When first meeting Bette Davis at age 19, she told me while we sat in her home behind the Beverly Hills Hotel in one of the spacious rooms that easily could have been featured as a bar of a film set. When I was shown to the room by her sister and instructed to any comfortable seat, immediately, there was a positive connection.  After all, I had worshiped this lady since the age of 12, when seeing her in the film “The Corn Is Green.”

Even though, I was still a struggling student at USC’s Theatre Department, as well as concentrating on music at the university, I managed to convince the publisher of the Los Angeles Eagle to allow me to write an entertainment column for the paper. Mrs. Pat Alexander studied me for a time after discussing with me about my life on the East coast, involving the radio and television shows on which I had appeared with the likes of the iconic bandleader Paul Whiteman, performing on the same bill with the likes of Duke Ellington, Louis Armstrong, Dinah Shore, and the Philadelphia Orchestra.

After several published columns, she laughed one day after reading one and said, “Boy, I think you’re crazy, but you do have something special.

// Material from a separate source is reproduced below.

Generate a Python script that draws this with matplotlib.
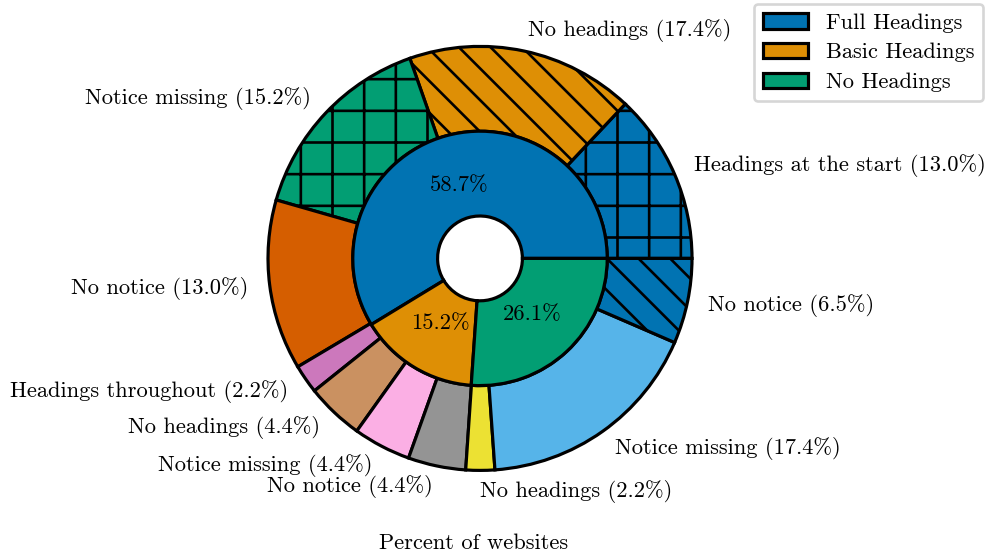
import matplotlib
matplotlib.use("Agg")
import matplotlib.pyplot as plt
import seaborn as sns

plt.rcParams['font.family'] = 'serif'
plt.rcParams['font.serif'] = ['cmr10']
plt.rcParams['mathtext.fontset'] = 'cm'
plt.rcParams['axes.formatter.use_mathtext'] = True

# donnees
groupes = ['Full Headings', 'Basic Headings', 'No Headings']
groupes_pct = [58.7, 15.2, 26.1]

sous_labels = ['Headings at the start', 'No headings', 'Notice missing', 'No notice',
               'Headings throughout', 'No headings', 'Notice missing', 'No notice',
               'No headings', 'Notice missing', 'No notice']
sous_pct = [13.0, 17.4, 15.2, 13.0,
            2.2, 4.4, 4.4, 4.4,
            2.2, 17.4, 6.5]
sous_hatch = ['+', '\\\\', '+', '', '', '', '', '', '', '', '\\\\']

couleurs = sns.color_palette('colorblind', 10)
couleurs_ext = [couleurs[i % 10] for i in range(len(sous_pct))]

FS = 8.5
DPI = 190
W, H = 986, 557
fig = plt.figure(figsize=(W / DPI, H / DPI), dpi=DPI)

# placement : centre (480, 258) px, rayon 212 px
R = 212.0
cx, cy = 480.0, 258.4
bas = 33.0
ax = fig.add_axes([0, bas / H, 1, (H - bas) / H])

etiquettes = ['%s (%.1f%%)' % (l, p) for l, p in zip(sous_labels, sous_pct)]

# anneau exterieur : sous-categories
ext, txt = ax.pie(sous_pct, radius=1.0, labels=etiquettes, colors=couleurs_ext,
                  startangle=0, counterclock=True, labeldistance=1.1,
                  wedgeprops=dict(width=0.4, edgecolor='black', linewidth=1.2),
                  textprops=dict(fontsize=FS))
for w, h in zip(ext, sous_hatch):
    if h:
        w.set_hatch(h)

# anneau interieur : groupes
inn, txt2, pct = ax.pie(groupes_pct, radius=0.6, colors=couleurs[:3],
                        startangle=0, counterclock=True, autopct='%.1f%%',
                        pctdistance=0.6,
                        wedgeprops=dict(width=0.4, edgecolor='black', linewidth=1.2),
                        textprops=dict(fontsize=FS))

ax.set_xlim(-cx / R, (W - cx) / R)
ax.set_ylim(-(H - bas - cy) / R, cy / R)
ax.set_aspect('auto')

ax.legend(inn, groupes, loc='upper right', fontsize=FS, borderaxespad=0,
          bbox_to_anchor=(983 / W, 1 - 4 / (H - bas)), labelspacing=0.45)
ax.set_xlabel('Percent of websites', fontsize=FS)
ax.xaxis.set_label_coords(474 / W, -(533 - (H - bas)) / (H - bas))

fig.savefig('out.png', dpi=DPI)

I know whether to label it balls or nerve, however, you’re good!”

That is all I needed to hear, I immediately researched other papers and magazines because I needed the money to take extra classes, as well as private singing and acting classes at the Ebony Theatre owned by actor-comedian Nick Stewart and his wife, Edna, he was also known as “Lightnin” on the weekly “AMOS ‘n’ ANDY” TV show.  As a result, I was receiving support and encouragement from all sides. As a result, when the Santa Monica Outlook asked if I might be able to get an interview with Bette Davis, I, of course, told them that I could.

When hearing that James Cagney  CAGNEY was receiving an industry tribute at the Directors Guild on Sunset Boulevard, I managed to get my name on the list because I knew Miss Davis would be there. The rest is history, she resisted interviews previously, but I convinced her how important it was for me to have one with her, she studied me for a quick moment and consented. I was one lucky guy, that’s for sure!

Before leaving the interview with her, I asked why she consented to do the interview when it was known she had turned so many others down? She looked at me, offering a big Davis laugh and said, “My dear boy, I simply felt you had done your homework and INDEED you had!”